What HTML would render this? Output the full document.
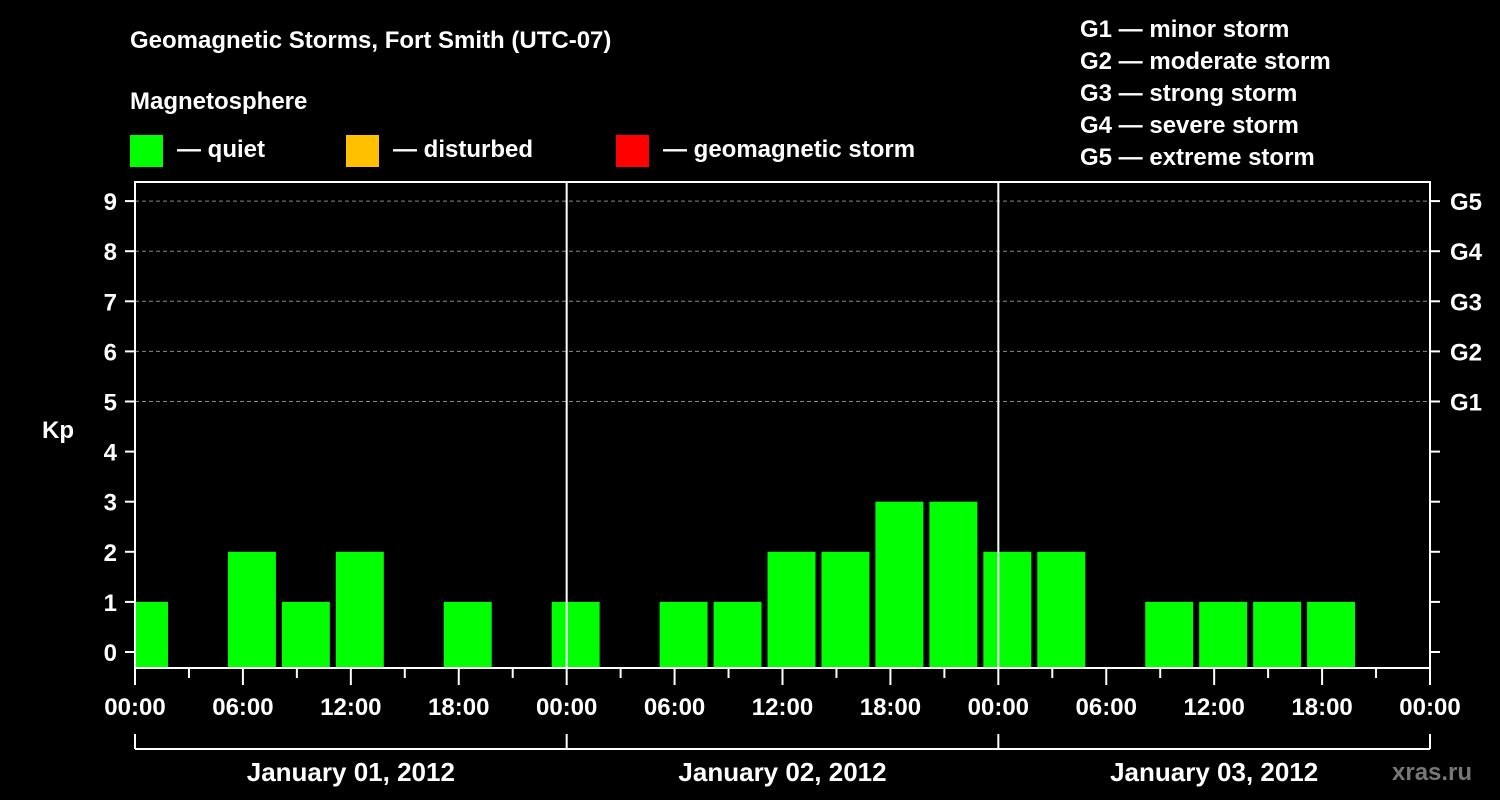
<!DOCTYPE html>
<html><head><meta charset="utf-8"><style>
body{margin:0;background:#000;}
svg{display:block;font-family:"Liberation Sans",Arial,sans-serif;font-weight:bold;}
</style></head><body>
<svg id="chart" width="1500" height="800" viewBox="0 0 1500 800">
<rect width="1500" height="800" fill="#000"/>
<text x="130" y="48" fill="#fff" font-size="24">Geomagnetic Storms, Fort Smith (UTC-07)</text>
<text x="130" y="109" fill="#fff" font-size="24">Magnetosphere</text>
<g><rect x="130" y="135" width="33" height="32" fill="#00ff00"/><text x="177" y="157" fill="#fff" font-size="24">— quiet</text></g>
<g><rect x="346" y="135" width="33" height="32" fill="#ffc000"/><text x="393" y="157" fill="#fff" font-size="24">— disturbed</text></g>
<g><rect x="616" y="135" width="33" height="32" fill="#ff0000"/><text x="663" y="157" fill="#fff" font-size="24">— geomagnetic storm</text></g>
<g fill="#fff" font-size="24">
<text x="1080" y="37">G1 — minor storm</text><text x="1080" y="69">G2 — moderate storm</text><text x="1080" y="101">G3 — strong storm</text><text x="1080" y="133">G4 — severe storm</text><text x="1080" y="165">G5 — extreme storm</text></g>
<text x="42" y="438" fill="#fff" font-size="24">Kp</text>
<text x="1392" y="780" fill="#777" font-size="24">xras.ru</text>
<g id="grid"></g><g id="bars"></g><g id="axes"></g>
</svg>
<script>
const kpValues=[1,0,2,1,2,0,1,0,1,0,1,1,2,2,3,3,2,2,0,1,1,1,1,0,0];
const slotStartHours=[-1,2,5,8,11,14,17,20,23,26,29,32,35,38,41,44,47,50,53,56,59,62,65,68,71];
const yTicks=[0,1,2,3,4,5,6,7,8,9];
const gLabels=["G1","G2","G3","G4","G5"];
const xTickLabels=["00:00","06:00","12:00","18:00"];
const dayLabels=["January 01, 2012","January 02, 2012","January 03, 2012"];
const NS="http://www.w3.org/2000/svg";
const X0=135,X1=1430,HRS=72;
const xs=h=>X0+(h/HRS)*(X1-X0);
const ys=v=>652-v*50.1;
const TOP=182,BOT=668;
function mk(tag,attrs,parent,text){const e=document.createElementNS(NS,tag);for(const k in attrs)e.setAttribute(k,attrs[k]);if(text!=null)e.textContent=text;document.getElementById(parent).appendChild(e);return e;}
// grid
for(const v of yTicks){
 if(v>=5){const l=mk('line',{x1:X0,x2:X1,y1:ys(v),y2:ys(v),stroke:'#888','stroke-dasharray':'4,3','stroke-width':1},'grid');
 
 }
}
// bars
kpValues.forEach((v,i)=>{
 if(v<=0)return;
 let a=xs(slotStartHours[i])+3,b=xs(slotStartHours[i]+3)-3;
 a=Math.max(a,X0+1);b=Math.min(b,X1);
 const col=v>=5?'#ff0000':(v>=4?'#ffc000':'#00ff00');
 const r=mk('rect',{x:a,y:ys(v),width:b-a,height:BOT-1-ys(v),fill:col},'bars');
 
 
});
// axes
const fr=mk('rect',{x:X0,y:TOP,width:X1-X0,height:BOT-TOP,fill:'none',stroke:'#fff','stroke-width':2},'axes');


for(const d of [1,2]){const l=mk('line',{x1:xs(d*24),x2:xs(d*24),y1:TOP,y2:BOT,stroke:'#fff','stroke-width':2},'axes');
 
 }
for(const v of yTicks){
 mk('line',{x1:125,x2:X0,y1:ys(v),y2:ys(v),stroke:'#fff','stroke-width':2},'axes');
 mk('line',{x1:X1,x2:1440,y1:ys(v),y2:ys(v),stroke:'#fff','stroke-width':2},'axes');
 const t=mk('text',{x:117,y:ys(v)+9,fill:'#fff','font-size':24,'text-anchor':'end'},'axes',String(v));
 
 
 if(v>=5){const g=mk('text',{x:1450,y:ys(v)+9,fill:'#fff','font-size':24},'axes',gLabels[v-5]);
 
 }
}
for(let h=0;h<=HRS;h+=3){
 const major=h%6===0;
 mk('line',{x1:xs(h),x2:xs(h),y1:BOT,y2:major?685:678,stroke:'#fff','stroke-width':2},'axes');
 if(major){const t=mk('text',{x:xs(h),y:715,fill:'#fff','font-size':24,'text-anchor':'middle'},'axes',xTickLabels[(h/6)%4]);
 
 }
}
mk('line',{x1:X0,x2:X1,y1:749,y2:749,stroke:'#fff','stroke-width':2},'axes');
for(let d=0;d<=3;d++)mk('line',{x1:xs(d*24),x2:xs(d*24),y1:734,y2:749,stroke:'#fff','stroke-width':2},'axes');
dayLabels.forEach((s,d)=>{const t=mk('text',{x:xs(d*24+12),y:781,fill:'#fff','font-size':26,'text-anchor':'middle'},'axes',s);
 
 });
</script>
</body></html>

YOUR TASK:
Return the material word for word. Pictures are not part of the copy.

OUTPUT FOR THIS TASK:
What HTML would render this? Output the full document.
<!DOCTYPE html>
<html><head><meta charset="utf-8"><style>
body{margin:0;background:#000;}
svg{display:block;font-family:"Liberation Sans",Arial,sans-serif;font-weight:bold;}
</style></head><body>
<svg id="chart" width="1500" height="800" viewBox="0 0 1500 800">
<rect width="1500" height="800" fill="#000"/>
<text x="130" y="48" fill="#fff" font-size="24">Geomagnetic Storms, Fort Smith (UTC-07)</text>
<text x="130" y="109" fill="#fff" font-size="24">Magnetosphere</text>
<g><rect x="130" y="135" width="33" height="32" fill="#00ff00"/><text x="177" y="157" fill="#fff" font-size="24">— quiet</text></g>
<g><rect x="346" y="135" width="33" height="32" fill="#ffc000"/><text x="393" y="157" fill="#fff" font-size="24">— disturbed</text></g>
<g><rect x="616" y="135" width="33" height="32" fill="#ff0000"/><text x="663" y="157" fill="#fff" font-size="24">— geomagnetic storm</text></g>
<g fill="#fff" font-size="24">
<text x="1080" y="37">G1 — minor storm</text><text x="1080" y="69">G2 — moderate storm</text><text x="1080" y="101">G3 — strong storm</text><text x="1080" y="133">G4 — severe storm</text><text x="1080" y="165">G5 — extreme storm</text></g>
<text x="42" y="438" fill="#fff" font-size="24">Kp</text>
<text x="1392" y="780" fill="#777" font-size="24">xras.ru</text>
<g id="grid"></g><g id="bars"></g><g id="axes"></g>
</svg>
<script>
const kpValues=[1,0,2,1,2,0,1,0,1,0,1,1,2,2,3,3,2,2,0,1,1,1,1,0,0];
const slotStartHours=[-1,2,5,8,11,14,17,20,23,26,29,32,35,38,41,44,47,50,53,56,59,62,65,68,71];
const yTicks=[0,1,2,3,4,5,6,7,8,9];
const gLabels=["G1","G2","G3","G4","G5"];
const xTickLabels=["00:00","06:00","12:00","18:00"];
const dayLabels=["January 01, 2012","January 02, 2012","January 03, 2012"];
const NS="http://www.w3.org/2000/svg";
const X0=135,X1=1430,HRS=72;
const xs=h=>X0+(h/HRS)*(X1-X0);
const ys=v=>652-v*50.1;
const TOP=182,BOT=668;
function mk(tag,attrs,parent,text){const e=document.createElementNS(NS,tag);for(const k in attrs)e.setAttribute(k,attrs[k]);if(text!=null)e.textContent=text;document.getElementById(parent).appendChild(e);return e;}
// grid
for(const v of yTicks){
 if(v>=5){const l=mk('line',{x1:X0,x2:X1,y1:ys(v),y2:ys(v),stroke:'#888','stroke-dasharray':'4,3','stroke-width':1},'grid');
 
 }
}
// bars
kpValues.forEach((v,i)=>{
 if(v<=0)return;
 let a=xs(slotStartHours[i])+3,b=xs(slotStartHours[i]+3)-3;
 a=Math.max(a,X0+1);b=Math.min(b,X1);
 const col=v>=5?'#ff0000':(v>=4?'#ffc000':'#00ff00');
 const r=mk('rect',{x:a,y:ys(v),width:b-a,height:BOT-1-ys(v),fill:col},'bars');
 
 
});
// axes
const fr=mk('rect',{x:X0,y:TOP,width:X1-X0,height:BOT-TOP,fill:'none',stroke:'#fff','stroke-width':2},'axes');


for(const d of [1,2]){const l=mk('line',{x1:xs(d*24),x2:xs(d*24),y1:TOP,y2:BOT,stroke:'#fff','stroke-width':2},'axes');
 
 }
for(const v of yTicks){
 mk('line',{x1:125,x2:X0,y1:ys(v),y2:ys(v),stroke:'#fff','stroke-width':2},'axes');
 mk('line',{x1:X1,x2:1440,y1:ys(v),y2:ys(v),stroke:'#fff','stroke-width':2},'axes');
 const t=mk('text',{x:117,y:ys(v)+9,fill:'#fff','font-size':24,'text-anchor':'end'},'axes',String(v));
 
 
 if(v>=5){const g=mk('text',{x:1450,y:ys(v)+9,fill:'#fff','font-size':24},'axes',gLabels[v-5]);
 
 }
}
for(let h=0;h<=HRS;h+=3){
 const major=h%6===0;
 mk('line',{x1:xs(h),x2:xs(h),y1:BOT,y2:major?685:678,stroke:'#fff','stroke-width':2},'axes');
 if(major){const t=mk('text',{x:xs(h),y:715,fill:'#fff','font-size':24,'text-anchor':'middle'},'axes',xTickLabels[(h/6)%4]);
 
 }
}
mk('line',{x1:X0,x2:X1,y1:749,y2:749,stroke:'#fff','stroke-width':2},'axes');
for(let d=0;d<=3;d++)mk('line',{x1:xs(d*24),x2:xs(d*24),y1:734,y2:749,stroke:'#fff','stroke-width':2},'axes');
dayLabels.forEach((s,d)=>{const t=mk('text',{x:xs(d*24+12),y:781,fill:'#fff','font-size':26,'text-anchor':'middle'},'axes',s);
 
 });
</script>
</body></html>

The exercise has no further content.